Two days ago I spent day in the E.R. I had the stomach flu last week and the stomach pain wouldn't go away. I tried to get into see my regular Dr. but the triage nurse told me I needed to go to the E.R. I had tests of all sorts and was told that everything looked good and basically within normal parameters except that my sugar levels were a bit high. So I guess that was the good news. Then they said, "but....your liver enzyme levels are elevated. We can't say what is going on but you need to have your own physician follow up with more tests to find out what is going on." I didn't tell the Drs in the E.R. that I have a very good idea of what is going on. I didn't want to spend a night in the hospital so I didn't tell them. One of my deceased brothers had been diagnosed a couple decades ago with hemochromatosis. Odds are very very high that is what I have too. It is a genetic disease that "runs" in families, i.e. it is hereditary hemochromatosis. Too much iron is absorbed from and this damages the liver, heart and pancreas which then in turn harms other organs. The treatment is to have blood drawn to dilute the iron levels.
A week from today I will ask my physician to first run the diagnostic tests for hemochromotosis and rule it out before proceeding on to other tests. I have a very strong feeling that she won't be able to rule it out. After being told that it wasn't my stomach but rather my liver that was showing some problems, I realized that the pain and soreness is where my liver probably is, not my stomach. One of the apparent clues I should have keyed in on is that the ache and sharp jabs of pain I feel is in the back as well as the stomach. I have about half of the various symptoms that can point to this blood disease.
If preventative medicine was practiced in this country I would have already been screened for the condition.
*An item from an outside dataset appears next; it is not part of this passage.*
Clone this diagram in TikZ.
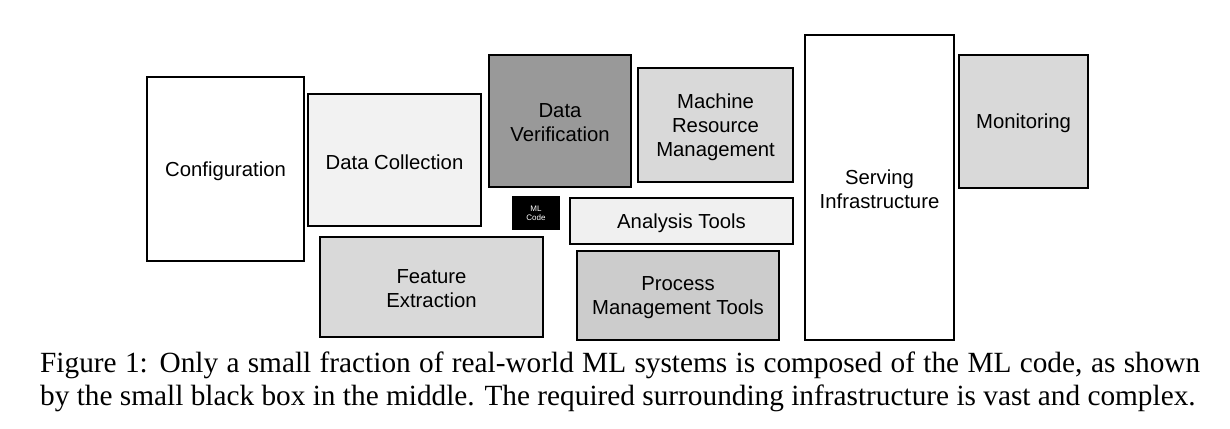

Serum transferrin saturation and serum ferritin tests aren't a part of routine medical testing. Public health officials recommend that you be tested for hemochromatosis if you have a parent, child or sibling with the disease, or if you have any of the following signs and symptoms:
* Joint disease
* Severe fatigue
* Heart disease
* Elevated liver enzymes
* Impotence
* Diabetes
--
from the May Clinic site
Of course if this country also practiced preventative medicine my brother might still be alive as his cancer recurrence would have been detected early enough to have surgically removed the slow to metastasize cancer before it metastasized as had been done three times before. After he retired his "health care" (and I use that term loosely) would no longer pay for recurrent diagnostic tests.
I'm not sure I like the holidays. If I were superstitious I really wouldn't like them. Bad news seems to cluster around the winter months.
So my challenge now is to find a positive take on all this. I'm working on it.
- Better that I find out now than later is the main thing I think.
- I can focus on my family and get my daughter tested early for this hereditary problem before she is harmed at all.
Helping my daughter be healthy for her whole life is the big thing. That is a silver lining if I ever saw one, and I've peeked inside a lot of dark clouds.
I don't know why I'm focusing on this so much. It may not be hemochromatosis. I guess it somehow brings me close to my brother who has been gone for almost four years ago. I miss him so much. I've found out that he did things I never would have thought he could have done, but then we all have things in our past which taken out of context could seem very questionable I suppose.
So wish me luck and check back -- I will undoubtedly be talking about it as my dear sweet husband is a bit of a dunce when it comes to empathy and listening skills.